Howlett had held the mark of 49 since his final Test in 2007. Jordan got to 50 in 56 appearances — Howlett needed 62 — at a strike rate of roughly a try a game across six seasons. His scores, in the 48th, 55th and 58th minutes, also cracked open a contest Italy had led 14-10 at the interval.
"Yeah, it is phenomenal, isn't it?" Rennie said of his record-breaker. "He's got genuine gas, so someone makes a little bit of a break and he ends up on their shoulder. He was high quality all over the park tonight."
For an hour, this was not the procession the final score suggests. Italy were organised, aggressive and comfortable in possession, carrying the game to New Zealand and leading at the break as their defence piled up more than 200 tackles. Tommaso Menoncello scored the opening try and was, in Planet Rugby's assessment, "world-class on both sides of the ball."
Rennie did not dodge the sluggish start. "It was a bit messy," he said. "I thought we played probably 20 minutes of really clinical footy and we had them on the ropes a number of times. It's a pass, but we left a lot of points out there."
He pinpointed the half-time reset as the turning point. "When the Italians are full of energy they're going to get a wall in front of us, so we needed to be direct with skill," Rennie said. "After half-time we just talked about being really assertive, being really aggressive at the breakdown." New Zealand outscored Italy 31-7 after the interval and finished with 577 running metres to the visitors' 222.
The night tilted further in New Zealand's favour on 50 minutes, when Italy lock Niccolo Cannone was sent off — his yellow card upgraded to red for head contact on scrum-half Cam Roigard at a ruck. The call was not universally accepted. Planet Rugby noted Cannone "was being held in the ruck, the contact came as he attempted to release himself," and that a "high degree of danger" finding "sat oddly alongside a scrum-half who barely noticed the collision." Cannone now faces a disciplinary hearing that could end his tournament.
The milestone aside, not everyone was convinced the display travels. In the New Zealand Herald, Liam Napier wrote that "cohesion and executing clinical skills remain a work in progress," warning that "one quality third-quarter blitz won't mask other flaws" and that the All Blacks must "take another leap" before facing Ireland at Eden Park next week.
Rennie, two from two to open his tenure, agrees the examination is about to get harder. "It's going to be massive.
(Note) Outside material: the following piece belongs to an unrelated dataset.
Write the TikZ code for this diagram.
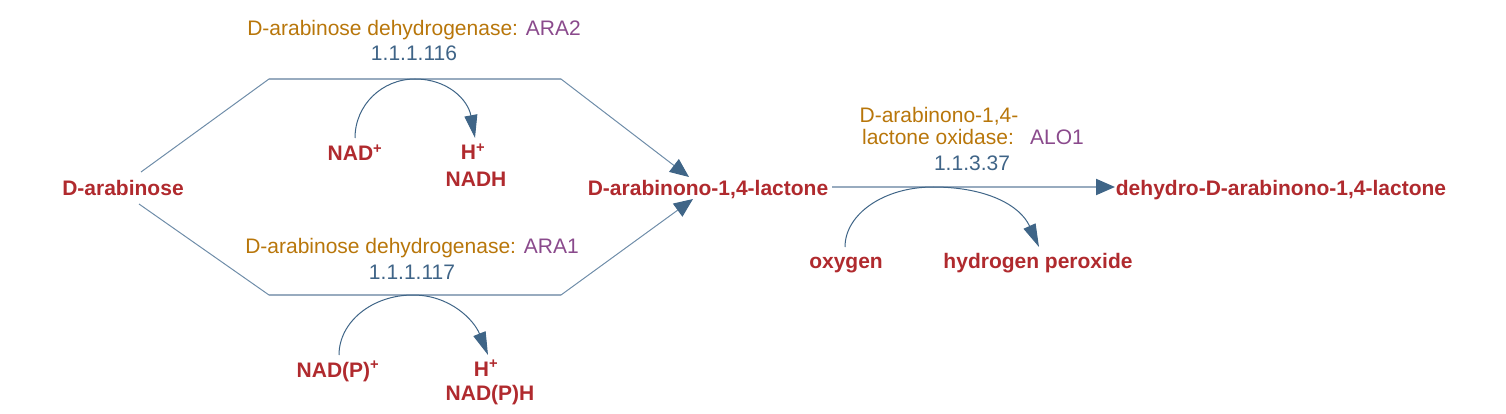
\documentclass[tikz,border=0pt]{standalone}
\usepackage{fontspec}
\setmainfont{Liberation Sans}
\usetikzlibrary{arrows.meta}
\definecolor{cpd}{HTML}{B02A2E}
\definecolor{enz}{HTML}{B8760A}
\definecolor{gene}{HTML}{8A4A8C}
\definecolor{ec}{HTML}{3F6487}
\definecolor{hl}{HTML}{98ABBF}
\definecolor{dg}{HTML}{6F8DA9}
\definecolor{arw}{HTML}{3F6587}
\tikzset{
  cpd/.style={font=\fontsize{21}{25}\selectfont\bfseries, text=cpd, inner sep=0pt, anchor=base},
  lab/.style={font=\fontsize{21}{25}\selectfont, inner sep=0pt, anchor=base},
  hseg/.style={draw=hl, line width=2pt},
  dseg/.style={draw=dg, line width=1pt},
  bigtip/.style={-{Triangle[length=19pt,width=16pt,color=arw]}},
  cof/.style={draw=arw, line width=1pt, -{Triangle[length=23pt,width=13pt]}},
}
\begin{document}
\begin{tikzpicture}[x=1pt,y=-1pt]
\useasboundingbox (0,0) rectangle (1506,414);
% compounds
\node[cpd] (arab) at (123,196) {D-arabinose};
\node[cpd] (lact) at (708,196) {D-arabinono-1,4-lactone};
\node[cpd] (dehy) at (1281,196) {dehydro-D-arabinono-1,4-lactone};
\node[cpd] (nad) at (355,161) {NAD\textsuperscript{+}};
\node[cpd] (h1) at (473,160) {H\textsuperscript{+}};
\node[cpd] (nadh) at (476,186) {NADH};
\node[cpd] (nadp) at (338,377) {NAD(P)\textsuperscript{+}};
\node[cpd] (h2) at (486,376) {H\textsuperscript{+}};
\node[cpd] (nadph) at (490,400) {NAD(P)H};
\node[cpd] (oxy) at (846,268) {oxygen};
\node[cpd] (hp) at (1038,268) {hydrogen peroxide};
% enzyme labels
\node[lab] (e1) at (414,36) {\textcolor{enz}{D-arabinose dehydrogenase:} \textcolor{gene}{ARA2}};
\node[lab, text=ec] (ec1) at (414,61) {1.1.1.116};
\node[lab] (e2) at (412,253) {\textcolor{enz}{D-arabinose dehydrogenase:} \textcolor{gene}{ARA1}};
\node[lab, text=ec] (ec2) at (412,279) {1.1.1.117};
\node[lab, text=enz] (e3a) at (939,123) {D-arabinono-1,4-};
\node[lab, text=enz] (e3b) at (938,145) {lactone oxidase:};
\node[lab, text=gene] (g3) at (1057,145) {ALO1};
\node[lab, text=ec] (ec3) at (972,171) {1.1.3.37};
% route coordinates
\coordinate (s1) at (141,172);
\coordinate (p1) at (269,79);
\coordinate (q1) at (561,79);
\coordinate (t1) at (689,177);
\coordinate (s2) at (139,204);
\coordinate (p2) at (269,295);
\coordinate (q2) at (561,295);
\coordinate (t2) at (693,199);
\coordinate (s3) at (832,187);
\coordinate (t3) at (1115,187);
% main reaction arrows
\draw[dseg] (s1) -- (p1);
\draw[hseg] (p1) -- (q1);
\draw[dseg, bigtip] (q1) -- (t1);
\draw[dseg] (s2) -- (p2);
\draw[hseg] (p2) -- (q2);
\draw[dseg, bigtip] (q2) -- (t2);
\draw[hseg, bigtip] (s3) -- (t3);
% cofactor arcs
\coordinate (c1s) at (355,138);
\coordinate (c1e) at (475,138);
\coordinate (c2s) at (339,355);
\coordinate (c2e) at (488,355);
\coordinate (c3s) at (845,247);
\coordinate (c3e) at (1039,247);
\draw[cof] (c1s) .. controls (355,105) and (382,79) .. (415,79) .. controls (448,79) and (468,100) .. (c1e);
\draw[cof] (c2s) .. controls (339,322) and (372,295) .. (413,295) .. controls (450,295) and (474,320) .. (c2e);
\draw[cof] (c3s) .. controls (845,214) and (884,187) .. (933,187) .. controls (986,187) and (1020,205) .. (c3e);
\end{tikzpicture}
\end{document}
A great side, very well coached," he said of Ireland. "We're going to need to be better than we were tonight, but excited by the challenge."
There was encouragement in the debuts, too. Rennie singled out Josh Moorby, who had a hand in a couple of tries off the bench: "He's such a good footballer. His ability to understand where to be, anticipate, get himself in position to take a pass and give a pass." For one night, though, the story belonged to Jordan — the "understated superstar," as Planet Rugby put it, who has quietly become the most prolific finisher in All Blacks history.